The storm felled trees, flooded streets and damaged crops in China but there were no reports of casualties or major damage. Eight people died in Taiwan, which Gaemi crossed at typhoon strength before heading over open waters to China.

The worst loss of life, however, was in a country that Gaemi earlier passed by but didn't strike directly: the Philippines. A steadily climbing death toll has reached 34, authorities there said Friday. The typhoon exacerbated seasonal monsoon rains in the Southeast Asian country, causing landslides and severe flooding that stranded people on rooftops as waters rose around them.

China Gaemi weakened to a tropical storm since coming ashore Thursday evening in coastal Fujian province, but it is still expected to bring heavy rains in the coming days as it moves northwest to Jiangxi, Hubei and Henan provinces.

About 85 hectares (210 acres) of crops were damaged in Fujian province and economic losses were estimated at 11.5 million yuan ($1.6 million), according to Chinese media reports. More than 290,000 people were relocated because of the storm.

Elsewhere in China, several days of heavy rains this week in Gansu province left one dead and three missing in the country's northwest, the official Xinhua News Agency said.

Taiwan Residents and business owners swept out mud and mopped up water Friday after serious flooding that sent cars and scooters floating down streets in parts of southern and central Taiwan. Some towns remained inundated with waist-deep water.

Eight people died, several of them struck by falling trees and one by a landslide hitting their house. More than 850 people were injured and one person was missing, the emergency operations center said.

Visiting hard-hit Kaohsiung in the south Friday, President Lai Ching-te commended the city's efforts to improve flood control since a 2009 typhoon that brought a similar amount of rain and killed 681 people, Taiwan's Central News Agency reported.

Lai announced that cash payments of $20,000 New Taiwan Dollars ($610) would be given to households in severely flooded areas.

A cargo ship sank off the coast near Kaohsiung Harbor during the typhoon, and the captain's body was later pulled from the water, the Central News Agency said.

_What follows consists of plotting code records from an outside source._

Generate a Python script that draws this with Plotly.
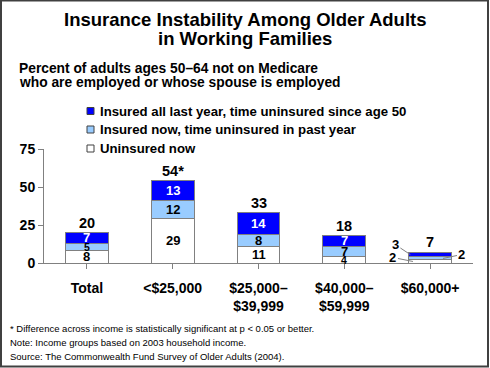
import plotly.graph_objects as go

# ---- data ----
categories = ["Total", "<$25,000", "$25,000–<br>$39,999", "$40,000–<br>$59,999", "$60,000+"]
series_names = [
    "Uninsured now",
    "Insured now, time uninsured in past year",
    "Insured all last year, time uninsured since age 50",
]
uninsured_now = [8, 29, 11, 4, 2]
uninsured_past_year = [5, 12, 8, 7, 2]
uninsured_since_50 = [7, 13, 14, 7, 3]
significance = ["", "*", "", "", ""]
y_ticks = [0, 25, 50, 75]

title_lines = ["Insurance Instability Among Older Adults", "in Working Families"]
subtitle_lines = ["Percent of adults ages 50–64 not on Medicare",
                  "who are employed or whose spouse is employed"]
footnotes = [
    "* Difference across income is statistically significant at p < 0.05 or better.",
    "Note: Income groups based on 2003 household income.",
    "Source: The Commonwealth Fund Survey of Older Adults (2004).",
]

# ---- styling ----
W, H = 490, 368
L, R, T, B = 44, 17, 149, 105
BOLD = "Liberation Sans, Arial, sans-serif"
FONT = "Liberation Sans, Arial, sans-serif"
colors = ["#FFFFFF", "#99CCFF", "#0000FF"]
text_colors = ["#000000", "#000000", "#FFFFFF"]
series = [uninsured_now, uninsured_past_year, uninsured_since_50]


def px(x):
    return (x - L) / (W - L - R)


def py(y):
    return (H - B - y) / (H - T - B)


fig = go.Figure()
xs = list(range(len(categories)))
for name, vals, col in zip(series_names, series, colors):
    fig.add_trace(go.Bar(
        x=xs, y=vals, name=name, width=0.5,
        marker=dict(color=col, line=dict(color="#808080", width=1)),
        showlegend=False, hoverinfo="skip",
    ))

annotations = []
shapes = []

# segment labels
small_idx = len(categories) - 1
for i in xs:
    base = 0
    for s, vals in enumerate(series):
        v = vals[i]
        mid = base + v / 2
        if i != small_idx:
            annotations.append(dict(
                x=i, y=mid, xref="x", yref="y", text=f"<b>{v}</b>", showarrow=False,
                font=dict(family=BOLD, size=13 if v >= 6 else 10.5, color=text_colors[s]),
                yanchor="middle"))
        base += v
    total = base
    annotations.append(dict(
        x=i, y=total, xref="x", yref="y", text=f"<b>{total}{significance[i]}</b>",
        showarrow=False, yshift=10, yanchor="middle",
        font=dict(family=BOLD, size=14.5, color="#000000")))

# leader-line labels for the small bar
i = small_idx
b0 = uninsured_now[i]
b1 = b0 + uninsured_past_year[i]
b2 = b1 + uninsured_since_50[i]
leader = [
    (i - 0.2, b0 / 2, uninsured_now[i], -20, -4),
    (i + 0.15, (b0 + b1) / 2, uninsured_past_year[i], 19, -4),
    (i - 0.23, (b1 + b2) / 2, uninsured_since_50[i], -15, -10),
]
for xx, yy, v, ax, ay in leader:
    annotations.append(dict(
        x=xx, y=yy, xref="x", yref="y", text=f"<b>{v}</b>", showarrow=True,
        arrowhead=0, arrowwidth=1, arrowcolor="#808080", ax=ax, ay=ay,
        font=dict(family=BOLD, size=13, color="#000000")))

# titles
for k, line in enumerate(title_lines):
    annotations.append(dict(
        x=px(245), y=py(19 + k * 19.5), xref="paper", yref="paper", text=f"<b>{line}</b>",
        showarrow=False, xanchor="center", yanchor="middle",
        font=dict(family=BOLD, size=18.5, color="#000000")))
for k, line in enumerate(subtitle_lines):
    annotations.append(dict(
        x=px(17), y=py(68 + k * 14.5), xref="paper", yref="paper", text=f"<b>{line}</b>",
        showarrow=False, xanchor="left", yanchor="middle",
        font=dict(family=BOLD, size=13.8, color="#000000")))

# manual legend (top row = last series)
legend_rows = [111, 129.5, 148.5]
for row, s in zip(legend_rows, reversed(range(len(series_names)))):
    shapes.append(dict(type="rect", xref="paper", yref="paper",
                       x0=px(87), x1=px(94), y0=py(row - 3.5), y1=py(row + 3.5),
                       fillcolor=colors[s], line=dict(color="#404040", width=1)))
    annotations.append(dict(
        x=px(98), y=py(row), xref="paper", yref="paper", text=f"<b>{series_names[s]}</b>",
        showarrow=False, xanchor="left", yanchor="middle",
        font=dict(family=BOLD, size=13.2, color="#000000")))

# footnotes
for k, line in enumerate(footnotes):
    annotations.append(dict(
        x=px(8), y=py(328 + k * 14), xref="paper", yref="paper", text=line,
        showarrow=False, xanchor="left", yanchor="middle",
        font=dict(family=FONT, size=9.5, color="#000000")))

# frame
shapes.append(dict(type="rect", xref="paper", yref="paper",
                   x0=px(1), x1=px(488), y0=py(366.5), y1=py(0.5),
                   line=dict(color="#404040", width=2), fillcolor="rgba(0,0,0,0)", layer="above"))

fig.update_layout(
    width=W, height=H,
    margin=dict(l=L, r=R, t=T, b=B, pad=0),
    barmode="stack",
    plot_bgcolor="white", paper_bgcolor="white",
    font=dict(family=FONT, color="#000000"),
    showlegend=False,
    annotations=annotations,
    shapes=shapes,
    xaxis=dict(
        range=[-0.5, len(categories) - 0.5],
        tickmode="array", tickvals=xs, ticktext=[f"<b>{c}</b>" for c in categories],
        tickson="boundaries", ticks="outside", ticklen=5, tickcolor="#808080",
        showline=True, linecolor="#808080", linewidth=1,
        showgrid=False, zeroline=False,
        tickfont=dict(family=BOLD, size=14, color="#000000"),
        ticklabelstandoff=7, fixedrange=True,
    ),
    yaxis=dict(
        range=[0, 75], tickmode="array", tickvals=y_ticks,
        ticktext=[f"<b>{t}</b>" for t in y_ticks],
        ticks="outside", ticklen=5, tickcolor="#808080",
        showline=True, linecolor="#808080", linewidth=1,
        showgrid=False, zeroline=False,
        tickfont=dict(family=BOLD, size=14, color="#000000"),
        fixedrange=True,
    ),
)

fig.write_html(
    "out.html",
    config={"displayModeBar": False},
    post_script="document.body.style.margin='0';document.body.style.overflow='hidden';",
)
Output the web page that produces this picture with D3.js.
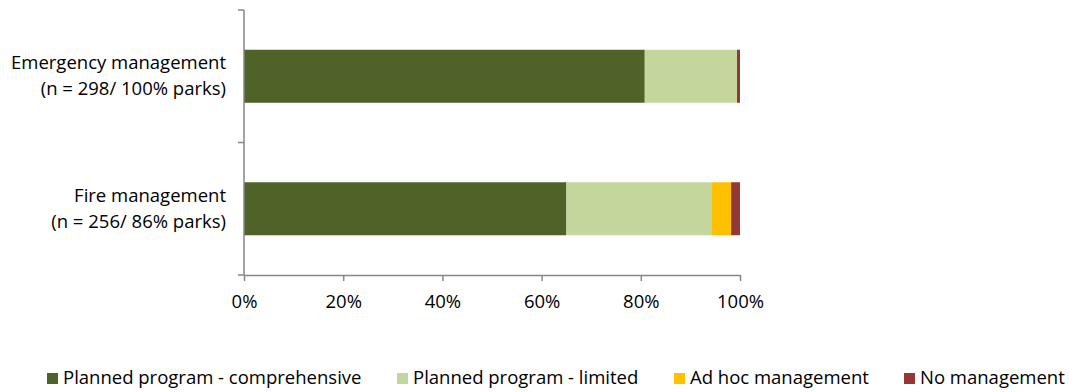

A handful of other ships were beached by the storm.

Philippines At least 34 people died in the Philippines, mostly because of flooding and landslides triggered by days of monsoon rains that intensified when the typhoon — called Carina in the Philippines — passed by the archipelago’s east coast.

The victims included 11 people in the Manila metro area, where widespread flooding trapped people on the roofs and upper floors of their houses, police said. Some drowned or were electrocuted in their flooded communities.

Earlier in the week, Philippine President Ferdinand Marcos Jr. ordered authorities to speed up efforts in delivering food and other aid to isolated rural villages, saying people may not have eaten for days.

The bodies of a pregnant woman and three children were dug out Wednesday after a landslide buried a shanty in the rural mountainside town of Agoncillo in Batangas province.